START Data segment
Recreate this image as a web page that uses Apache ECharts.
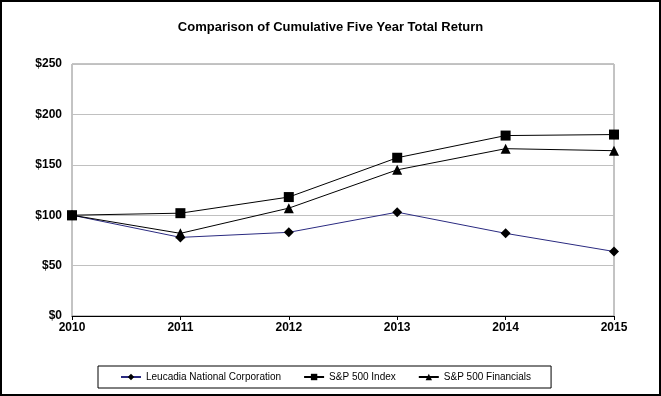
<!DOCTYPE html>
<html>
<head>
<meta charset="utf-8">
<script src="https://cdn.jsdelivr.net/npm/echarts@6/dist/echarts.min.js"></script>
<style>
  html, body { margin: 0; padding: 0; background: #fff; }
  #chart { width: 661px; height: 396px; border: 2px solid #000; box-sizing: border-box; }
</style>
</head>
<body>
<div id="chart"></div>
<script>
// years on the x axis
const years = ['2010', '2011', '2012', '2013', '2014', '2015'];
// cumulative value of $100 invested
const leucadia = [100, 78, 83, 103, 82, 64];
const sp500 = [100, 102, 118, 157, 179, 180];
const spFinancials = [100, 82, 107, 145, 166, 164];

let chart = echarts.init(document.getElementById('chart'));

let option = {
  animation: false,
  textStyle: { fontFamily: 'Liberation Sans' },
  title: {
    text: 'Comparison of Cumulative Five Year Total Return',
    left: 'center',
    top: 14,
    textStyle: { fontSize: 13, fontWeight: 'bold', color: '#000', fontFamily: 'Liberation Sans' }
  },
  grid: {
    left: 70,
    right: 45,
    top: 62,
    bottom: 78,
    show: true,
    borderColor: '#888',
    borderWidth: 1
  },
  legend: {
    left: 96,
    top: 364,
    padding: [6, 20, 6, 22],
    borderColor: '#000',
    borderWidth: 1,
    itemGap: 22,
    itemWidth: 20,
    itemHeight: 8,
    textStyle: { fontSize: 10, color: '#000', fontFamily: 'Liberation Sans' },
    data: ['Leucadia National Corporation', 'S&P 500 Index', 'S&P 500 Financials']
  },
  xAxis: {
    type: 'category',
    data: years,
    boundaryGap: false,
    axisLine: { lineStyle: { color: '#000', width: 1 } },
    axisTick: { show: true, length: 4, lineStyle: { color: '#000' } },
    axisLabel: { color: '#000', fontWeight: 'bold', fontSize: 12, margin: 6 }
  },
  yAxis: {
    type: 'value',
    min: 0,
    max: 250,
    interval: 50,
    axisLine: { show: false },
    axisTick: { show: false },
    splitLine: { lineStyle: { color: '#c0c0c0' } },
    axisLabel: {
      color: '#000', fontWeight: 'bold', fontSize: 12, margin: 10,
      formatter: v => '$' + v
    }
  },
  series: [
    {
      name: 'Leucadia National Corporation',
      type: 'line',
      data: leucadia,
      symbol: 'diamond',
      symbolSize: 10,
      lineStyle: { color: '#2a2a80', width: 1 },
      itemStyle: { color: '#000' },
      z: 3
    },
    {
      name: 'S&P 500 Index',
      type: 'line',
      data: sp500,
      symbol: 'rect',
      symbolSize: 10,
      lineStyle: { color: '#000', width: 1 },
      itemStyle: { color: '#000' }
    },
    {
      name: 'S&P 500 Financials',
      type: 'line',
      data: spFinancials,
      symbol: 'triangle',
      symbolSize: 10,
      lineStyle: { color: '#000', width: 1 },
      itemStyle: { color: '#000' }
    }
  ]
};

chart.setOption(option);
</script>
</body>
</html>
END Data segment
▶ [Given problem]: Set the listing down in full and exactly. Pictures within it should not appear in the copy.

▶ [Answer for the task]:
Recreate this image as a web page that uses Apache ECharts.
<!DOCTYPE html>
<html>
<head>
<meta charset="utf-8">
<script src="https://cdn.jsdelivr.net/npm/echarts@6/dist/echarts.min.js"></script>
<style>
  html, body { margin: 0; padding: 0; background: #fff; }
  #chart { width: 661px; height: 396px; border: 2px solid #000; box-sizing: border-box; }
</style>
</head>
<body>
<div id="chart"></div>
<script>
// years on the x axis
const years = ['2010', '2011', '2012', '2013', '2014', '2015'];
// cumulative value of $100 invested
const leucadia = [100, 78, 83, 103, 82, 64];
const sp500 = [100, 102, 118, 157, 179, 180];
const spFinancials = [100, 82, 107, 145, 166, 164];

let chart = echarts.init(document.getElementById('chart'));

let option = {
  animation: false,
  textStyle: { fontFamily: 'Liberation Sans' },
  title: {
    text: 'Comparison of Cumulative Five Year Total Return',
    left: 'center',
    top: 14,
    textStyle: { fontSize: 13, fontWeight: 'bold', color: '#000', fontFamily: 'Liberation Sans' }
  },
  grid: {
    left: 70,
    right: 45,
    top: 62,
    bottom: 78,
    show: true,
    borderColor: '#888',
    borderWidth: 1
  },
  legend: {
    left: 96,
    top: 364,
    padding: [6, 20, 6, 22],
    borderColor: '#000',
    borderWidth: 1,
    itemGap: 22,
    itemWidth: 20,
    itemHeight: 8,
    textStyle: { fontSize: 10, color: '#000', fontFamily: 'Liberation Sans' },
    data: ['Leucadia National Corporation', 'S&P 500 Index', 'S&P 500 Financials']
  },
  xAxis: {
    type: 'category',
    data: years,
    boundaryGap: false,
    axisLine: { lineStyle: { color: '#000', width: 1 } },
    axisTick: { show: true, length: 4, lineStyle: { color: '#000' } },
    axisLabel: { color: '#000', fontWeight: 'bold', fontSize: 12, margin: 6 }
  },
  yAxis: {
    type: 'value',
    min: 0,
    max: 250,
    interval: 50,
    axisLine: { show: false },
    axisTick: { show: false },
    splitLine: { lineStyle: { color: '#c0c0c0' } },
    axisLabel: {
      color: '#000', fontWeight: 'bold', fontSize: 12, margin: 10,
      formatter: v => '$' + v
    }
  },
  series: [
    {
      name: 'Leucadia National Corporation',
      type: 'line',
      data: leucadia,
      symbol: 'diamond',
      symbolSize: 10,
      lineStyle: { color: '#2a2a80', width: 1 },
      itemStyle: { color: '#000' },
      z: 3
    },
    {
      name: 'S&P 500 Index',
      type: 'line',
      data: sp500,
      symbol: 'rect',
      symbolSize: 10,
      lineStyle: { color: '#000', width: 1 },
      itemStyle: { color: '#000' }
    },
    {
      name: 'S&P 500 Financials',
      type: 'line',
      data: spFinancials,
      symbol: 'triangle',
      symbolSize: 10,
      lineStyle: { color: '#000', width: 1 },
      itemStyle: { color: '#000' }
    }
  ]
};

chart.setOption(option);
</script>
</body>
</html>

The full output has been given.